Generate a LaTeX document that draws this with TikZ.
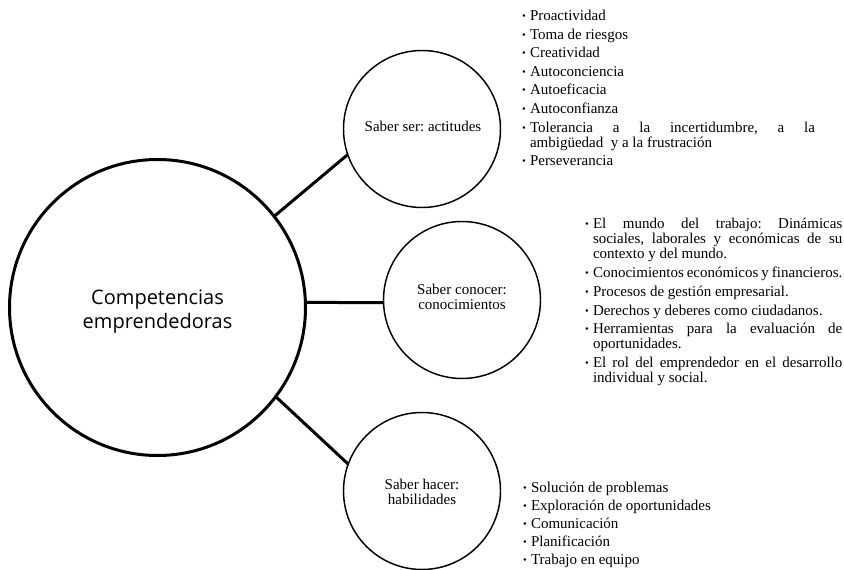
\documentclass[tikz,border=0pt]{standalone}
\usepackage{fontspec}
\setmainfont{Liberation Serif}
\newfontfamily\headfont{Open Sans}
\usepackage{tikz}

\frenchspacing
\hyphenpenalty=10000
\exhyphenpenalty=10000
\newlength{\entrysep}
\newcommand{\bulletmark}{\raisebox{0.8pt}{\scalebox{0.7}{\textbullet}}}
\newcommand{\listentry}[1]{\par\noindent\hangindent=6pt\hangafter=1\makebox[6pt][l]{\bulletmark}#1\par\vskip\entrysep}

\begin{document}
\begin{tikzpicture}[x=0.75pt, y=-0.75pt,
    every node/.style={inner sep=0pt, outer sep=0pt},
    maincircle/.style={circle, draw, line width=2.25pt, minimum size=222pt},
    subcircle/.style={circle, draw, line width=1.1pt, minimum size=117.75pt},
    maintext/.style={align=center, font=\headfont\fontsize{15}{18}\selectfont},
    circletext/.style={align=center, font=\fontsize{11.25}{11.25}\selectfont},
    itemlist/.style={anchor=north west, align=justify, font=\fontsize{11.25}{11.25}\selectfont\setlength{\entrysep}{#1}},
    itemlist/.default=2.25pt,
    connector/.style={line width=2.25pt}]
\useasboundingbox (0,0) rectangle (844,570);
\begin{scope}
    \node[maincircle] (comp) at (157.5,307.5) {};
    \node[maintext] (comptext) at (157.5,312) {Competencias\\emprendedoras};

    \node[subcircle] (ser) at (422,129) {};
    \node[subcircle] (conocer) at (462,300) {};
    \node[subcircle] (hacer) at (422,491) {};
    \node[circletext] (sertext) at (423,126) {Saber ser: actitudes};
    \node[circletext] (conocertext) at (462,297) {Saber conocer:\\conocimientos};
    \node[circletext] (hacertext) at (422,492) {Saber hacer:\\habilidades};

    \path [connector] (comp.38) edge (ser.199);
    \path [connector] (comp.2) edge (conocer.182);
    \path [connector] (comp.-37) edge (hacer.160);

    % listas de cada saber
    \node[itemlist=2.7pt, text width=219.75pt] (serlist) at (522,5.5) {%
        \listentry{Proactividad}
        \listentry{Toma de riesgos}
        \listentry{Creatividad}
        \listentry{Autoconciencia}
        \listentry{Autoeficacia}
        \listentry{Autoconfianza}
        \listentry{Tolerancia a la incertidumbre, a la\linebreak ambigüedad\ \ y a la frustración}
        \listentry{Perseverancia}};
    \node[itemlist=2.8pt, text width=193pt] (conocerlist) at (585,214) {%
        \listentry{El mundo del trabajo: Dinámicas\linebreak sociales, laborales y económicas de su\linebreak contexto y del mundo.}
        \listentry{Conocimientos económicos y financieros.}
        \listentry{Procesos de gestión empresarial.}
        \listentry{Derechos y deberes como ciudadanos.}
        \listentry{Herramientas para la evaluación de\linebreak oportunidades.}
        \listentry{El rol del emprendedor en el desarrollo\linebreak individual y social.}};
    \node[itemlist, text width=148pt] (hacerlist) at (523,478) {%
        \listentry{Solución de problemas}
        \listentry{Exploración de oportunidades}
        \listentry{Comunicación}
        \listentry{Planificación}
        \listentry{Trabajo en equipo}};
\end{scope}
\end{tikzpicture}
\end{document}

☆ ☆ ☆ ☆ ☆ ☆ ☆

## EXERCISE BRIEF
Without any pictures, reproduce the lines from the first one in the material through the line that has "(comptext) at (157.5,312)", exactly as they appear.

## RESPONSE
Generate a LaTeX document that draws this with TikZ.
\documentclass[tikz,border=0pt]{standalone}
\usepackage{fontspec}
\setmainfont{Liberation Serif}
\newfontfamily\headfont{Open Sans}
\usepackage{tikz}

\frenchspacing
\hyphenpenalty=10000
\exhyphenpenalty=10000
\newlength{\entrysep}
\newcommand{\bulletmark}{\raisebox{0.8pt}{\scalebox{0.7}{\textbullet}}}
\newcommand{\listentry}[1]{\par\noindent\hangindent=6pt\hangafter=1\makebox[6pt][l]{\bulletmark}#1\par\vskip\entrysep}

\begin{document}
\begin{tikzpicture}[x=0.75pt, y=-0.75pt,
    every node/.style={inner sep=0pt, outer sep=0pt},
    maincircle/.style={circle, draw, line width=2.25pt, minimum size=222pt},
    subcircle/.style={circle, draw, line width=1.1pt, minimum size=117.75pt},
    maintext/.style={align=center, font=\headfont\fontsize{15}{18}\selectfont},
    circletext/.style={align=center, font=\fontsize{11.25}{11.25}\selectfont},
    itemlist/.style={anchor=north west, align=justify, font=\fontsize{11.25}{11.25}\selectfont\setlength{\entrysep}{#1}},
    itemlist/.default=2.25pt,
    connector/.style={line width=2.25pt}]
\useasboundingbox (0,0) rectangle (844,570);
\begin{scope}
    \node[maincircle] (comp) at (157.5,307.5) {};
    \node[maintext] (comptext) at (157.5,312) {Competencias\\emprendedoras};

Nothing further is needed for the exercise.